Nuclear energy and climate change: no CANDU in Canada’s contribution at Cancun

Anne Lauvergeon, the CEO of the French nuclear company Areva, told Forbes a few months ago that there is no solution to California’s electricity problems without nuclear power. She is right on the money, and not just when it comes to California. Anywhere there is significant fossil-fired electricity, nuclear should see more action. China understands the connection between nuclear energy and climate change policy; China plans to build 114,00 megawatts of nuclear generating capacity by 2020. What a shame then that Canada’s contribution at the climate conference at Cancun contains nothing about nuclear energy. Talk about an atomic disconnect.

You’d expect that kind of omission from the professional “green” groups for whom these climate conferences, in exotic locations inaccessible without kerosene-powered air transport, are the high point of the year. The “greens” are, almost without exception, so anti-nuclear that they actually support natural gas–fired generation, which emits enormous amounts of carbon. They work diligently and deliberately to ensure there is no connection between nuclear energy and climate change policy.

Speaking of kerosene-powered air transport, I wondered about the personal greenhouse gas, or GHG, accounts of the professional anti-nukes who traveled from Canada to Mexico for this conference. Assuming they flew from Toronto to Cancun, each of them is personally responsible for over 202 kilograms of carbon dioxide, the principal GHG.

And assuming the greens are coming back to Canada, we have to add another 202 kg, making their round trip GHG tally a whopping 404 kg of GHGs.
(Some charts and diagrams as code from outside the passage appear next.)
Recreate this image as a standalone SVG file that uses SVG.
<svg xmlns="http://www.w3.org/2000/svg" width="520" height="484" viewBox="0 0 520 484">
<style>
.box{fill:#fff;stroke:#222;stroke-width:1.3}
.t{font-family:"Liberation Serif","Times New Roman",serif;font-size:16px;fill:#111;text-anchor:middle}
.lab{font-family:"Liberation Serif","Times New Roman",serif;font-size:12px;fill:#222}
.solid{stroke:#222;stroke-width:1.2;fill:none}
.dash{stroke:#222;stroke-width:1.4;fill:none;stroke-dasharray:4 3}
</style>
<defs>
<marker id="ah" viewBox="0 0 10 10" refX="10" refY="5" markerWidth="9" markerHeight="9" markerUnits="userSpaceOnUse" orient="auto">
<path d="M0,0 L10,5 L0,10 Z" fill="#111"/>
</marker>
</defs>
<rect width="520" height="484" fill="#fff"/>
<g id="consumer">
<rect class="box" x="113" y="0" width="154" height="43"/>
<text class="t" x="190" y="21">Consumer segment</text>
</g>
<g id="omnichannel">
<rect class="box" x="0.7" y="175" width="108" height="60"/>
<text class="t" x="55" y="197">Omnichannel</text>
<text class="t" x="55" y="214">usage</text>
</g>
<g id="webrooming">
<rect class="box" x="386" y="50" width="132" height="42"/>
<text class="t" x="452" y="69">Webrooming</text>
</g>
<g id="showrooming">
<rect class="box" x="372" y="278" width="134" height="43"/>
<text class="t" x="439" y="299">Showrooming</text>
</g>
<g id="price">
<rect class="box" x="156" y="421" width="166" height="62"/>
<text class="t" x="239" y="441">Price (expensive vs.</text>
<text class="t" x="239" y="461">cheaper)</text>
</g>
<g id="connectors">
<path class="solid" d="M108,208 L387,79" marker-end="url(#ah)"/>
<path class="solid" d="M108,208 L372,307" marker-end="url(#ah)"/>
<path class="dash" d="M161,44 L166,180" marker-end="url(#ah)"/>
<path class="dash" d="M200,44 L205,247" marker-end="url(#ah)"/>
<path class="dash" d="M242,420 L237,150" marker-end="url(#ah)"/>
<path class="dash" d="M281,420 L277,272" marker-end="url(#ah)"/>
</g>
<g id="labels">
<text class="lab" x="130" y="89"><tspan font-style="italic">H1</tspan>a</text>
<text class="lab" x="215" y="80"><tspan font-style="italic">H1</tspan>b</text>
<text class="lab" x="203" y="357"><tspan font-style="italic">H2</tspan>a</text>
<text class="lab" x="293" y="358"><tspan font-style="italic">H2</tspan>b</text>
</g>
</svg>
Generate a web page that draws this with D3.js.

(For detail on how I arrived at these numbers, see the MyClimate Flight Emission Calculator published by the Climate Protection Partnership. The distance from Toronto to Cancun is 2,588 kilometers, and I used the calculation for a long-haul flight.)

It’s hard to miss the irony. Each of these self-styled environmentalists will have put over two-fifths of a metric ton of GHGs into the air as a result of flying to and from a climate change conference—the main agenda item of which is to agree on how to reduce GHGs. While at that conference, they continue to block the biggest GHG-reducing technology known to man.

But as mentioned, this is what we have come to expect from the professional “greens.” What’s disappointing is that the Canadian government announced just over two years ago that it aims to ensure that 90 percent of Canada’s electric power comes from non-emitting sources. Though nuclear figures prominently in the government’s plan to meet that goal, the word “nuclear” has received little, if any, play at the Cancun conference.

Canada could take a giant step toward that goal by resolving the Darlington impasse with Ontario. Ontario’s long term energy plan calls for new reactors at Darlington; in 2009, the province asked for bids and chose the reactor model it likes: the new Advanced CANDU (ACR). But because the maker of the CANDU is none other than Atomic Energy Canada Limited (AECL), a federal crown corporation the government wants to sell, the process to actually build the reactors at Darlington got bogged down.

Hence, no CANDU at Cancun. And no progress on GHG reductions.